President Bola Tinubu on Tuesday unveiled the Nigeria Industrial Policy 2025, directing relevant Ministries, Departments and Agencies to ensure its speedy implementation.

The President, represented by Vice-President Kashim Shettima, inaugurated the policy at the Bola Ahmed Tinubu International Conference Centre in Abuja.

Tinubu described the policy as a roadmap for re-engineering Nigeria’s industrial base.

He stated that the document would unlock value across sectors and place production, competitiveness, and jobs at the centre of the nation’s economic strategy.

The President lamented that Nigeria had for too long grappled “with fragmented value chains, high production costs, infrastructure gaps, policy inconsistency, and insufficient coordination between government and industry.”

He declared: “We have realised that industrialisation is not a wish you think about; it is an action you perform.”

Tinubu emphasised: “More than that, we must remind ourselves that this task demands coherence across energy, trade, infrastructure, finance, skills, and innovation.”

He added: “It requires partnership between government and the private sector.”

The President stressed the need for timely implementation and execution of the policy, recalling that his administration assumed office in 2023 with a promise to redefine Nigeria’s industrial ambition.

He asserted: “The defining strength of this policy is its insistence on implementation.” This administration will not measure success by the number of documents we produce.

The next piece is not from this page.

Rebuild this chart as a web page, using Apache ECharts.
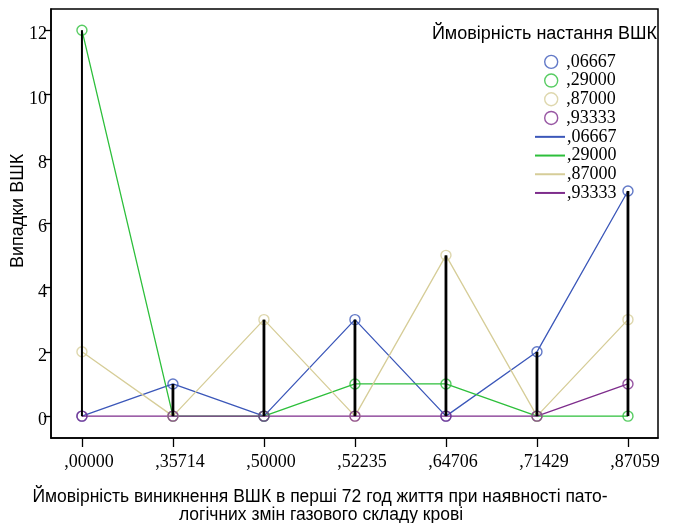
<!DOCTYPE html>
<html>
<head>
<meta charset="utf-8">
<script src="https://cdn.jsdelivr.net/npm/echarts@6/dist/echarts.min.js"></script>
<style>html,body{margin:0;padding:0;background:#fff}#c{width:674px;height:523px}</style>
</head>
<body>
<div id="c"></div>
<script>
const categories = [',00000', ',35714', ',50000', ',52235', ',64706', ',71429', ',87059'];
const seriesNames = [',06667', ',29000', ',87000', ',93333'];
const s06667 = [0, 1, 0, 3, 0, 2, 7];
const s29000 = [12, 0, 0, 1, 1, 0, 0];
const s87000 = [2, 0, 3, 0, 5, 0, 3];
const s93333 = [0, 0, 0, 0, 0, 0, 1];
const yTicks = [0, 2, 4, 6, 8, 10, 12];
const colors = ['#3b57b9', '#2dbf3b', '#d6cd98', '#7e2d8c'];

const allData = [s06667, s29000, s87000, s93333];
const dropTops = categories.map((c, i) => Math.max(...allData.map(d => d[i])));
const xIdx = categories.map((c, i) => i);

const serif = 'Liberation Serif';
const sans = 'Liberation Sans';

const series = [];
allData.forEach((d, k) => {
  series.push({
    name: seriesNames[k] + ' ',
    type: 'line',
    data: d.map((v, i) => [i, v]),
    showSymbol: false,
    symbol: 'none',
    lineStyle: { color: colors[k], width: 1.3 },
    itemStyle: { color: colors[k] },
    z: 2, animation: false
  });
});
allData.forEach((d, k) => {
  series.push({
    name: seriesNames[k],
    type: 'scatter',
    data: d.map((v, i) => [i, v]),
    symbol: 'circle',
    symbolSize: 10,
    itemStyle: { color: 'rgba(0,0,0,0)', borderColor: colors[k], borderWidth: 1.4 },
    z: 3, animation: false
  });
});
series.push({
  type: 'custom',
  data: dropTops.map((v, i) => [i, v]),
  renderItem: function (params, api) {
    const p0 = api.coord([api.value(0), 0]);
    const p1 = api.coord([api.value(0), api.value(1)]);
    return { type: 'line', shape: { x1: p0[0], y1: p0[1], x2: p1[0], y2: p1[1] },
      style: { stroke: '#000', lineWidth: params.dataIndex === 0 ? 2 : 2.8 } };
  },
  z: 4, animation: false, silent: true
});

const chart = echarts.init(document.getElementById('c'), null, { renderer: 'canvas' });
chart.setOption({
  animation: false,
  backgroundColor: '#fff',
  grid: { left: 51, top: 9, right: 16, bottom: 85, show: true, borderColor: '#000', borderWidth: 1.5, backgroundColor: 'transparent' },
  xAxis: {
    type: 'value', min: -0.34, max: 6.33,
    splitLine: { show: false },
    axisLine: { show: true, onZero: false, lineStyle: { color: '#000', width: 1.5 } },
    axisTick: { show: true, length: 9, lineStyle: { color: '#000', width: 1.3 }, customValues: xIdx },
    axisLabel: { customValues: xIdx, formatter: v => categories[Math.round(v)], fontFamily: serif, fontSize: 18, color: '#000', margin: 15, padding: [0, 0, 0, 14] }
  },
  yAxis: {
    type: 'value', min: -0.68, max: 12.66,
    splitLine: { show: false },
    axisLine: { show: true, onZero: false, lineStyle: { color: '#000', width: 1.5 } },
    axisTick: { show: true, length: 7, lineStyle: { color: '#000', width: 1.3 }, customValues: yTicks },
    axisLabel: { customValues: yTicks, fontFamily: serif, fontSize: 18, color: '#000', margin: 4, verticalAlign: 'top', lineHeight: 9 }
  },
  legend: [
    {
      orient: 'vertical', left: 544, top: 52.5, padding: 0, itemGap: 0,
      itemWidth: 20, itemHeight: 13, icon: 'circle',
      textStyle: { fontFamily: serif, fontSize: 18, color: '#000', lineHeight: 18.7 },
      data: seriesNames.map((n, k) => ({ name: n, itemStyle: { color: 'rgba(0,0,0,0)', borderColor: colors[k], borderWidth: 1.4 } })),
      selectedMode: false
    },
    {
      orient: 'vertical', left: 535, top: 127.5, padding: 0, itemGap: 0,
      itemWidth: 30, itemHeight: 2, icon: 'rect',
      formatter: n => n.trim(),
      textStyle: { fontFamily: serif, fontSize: 18, color: '#000', lineHeight: 18.7, padding: [0, 0, 0, -3] },
      data: seriesNames.map((n, k) => ({ name: n + ' ', itemStyle: { color: colors[k], borderWidth: 0 } })),
      selectedMode: false
    }
  ],
  graphic: [
    { type: 'text', x: 657, y: 34, style: { text: 'Ймовірність настання ВШК', font: '18px ' + sans, fill: '#000', align: 'right', verticalAlign: 'middle' } },
    { type: 'text', x: 18, y: 211, rotation: Math.PI / 2, style: { text: 'Випадки ВШК', font: '18px ' + sans, fill: '#000', align: 'center', verticalAlign: 'middle' } },
    { type: 'text', x: 320, y: 497, style: { text: 'Ймовірність виникнення ВШК в перші 72 год життя при наявності пато-', font: '17.5px ' + sans, fill: '#000', align: 'center', verticalAlign: 'middle' } },
    { type: 'text', x: 321, y: 515, style: { text: 'логічних змін газового складу крові', font: '17.5px ' + sans, fill: '#000', align: 'center', verticalAlign: 'middle' } }
  ],
  series: series
});
</script>
</body>
</html>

Tinubu continued: “We will measure success by the number of factories that open their gates at dawn, by the jobs created for our young men and women, by the exports that leave our ports bearing the mark of Nigerian excellence, and by the value retained within our own economy.”

He explained that the policy prioritises strategic sector focus anchored on the nation’s comparative and competitive advantages.

Tinubu noted: “It advances value chain development so that Nigeria moves steadily from exporting raw materials to producing finished goods.”

He further said: “It integrates our micro, small, and medium enterprises into the heart of industrial growth, because prosperity must not be exclusive.”

The President added: “It aligns infrastructure and energy with industrial ambition, for factories cannot run on policy alone. It strengthens skills, technology, and innovation to prepare our people for the industries of today and tomorrow.”

Tinubu commended the Minister of State for Industry, Sen. John Enoh, “for his disciplined leadership and clarity of purpose in driving” the process.

He observed that the minister had demonstrated that policy leadership was not about noise but about substance, coordination, and follow-through.

The President also applauded the ministry’s technical teams, industry stakeholders, manufacturers, investors, and practitioners for shaping the “policy into a document.”

The Chairman of the Dangote Group of Companies, Alhaji Aliko Dangote, thanked the Federal Government for introducing a progressive industrial policy.

Dangote observed that Nigeria was the only country in Africa where the private sector is bigger than the government.

He stated that domestic manufacturers are pleased with the policy the Tinubu administration has created, expressing firm belief that “the Naira, this year, will be at ₦1,000 to $100.”

Dangote disclosed that many investors were willing to invest in Nigeria due to exchange rate stability and other economic reforms.

He suggested that the only thing remaining is the protection of indigenous industries, saying: “If there is no protection, there is no way any industry will thrive here.”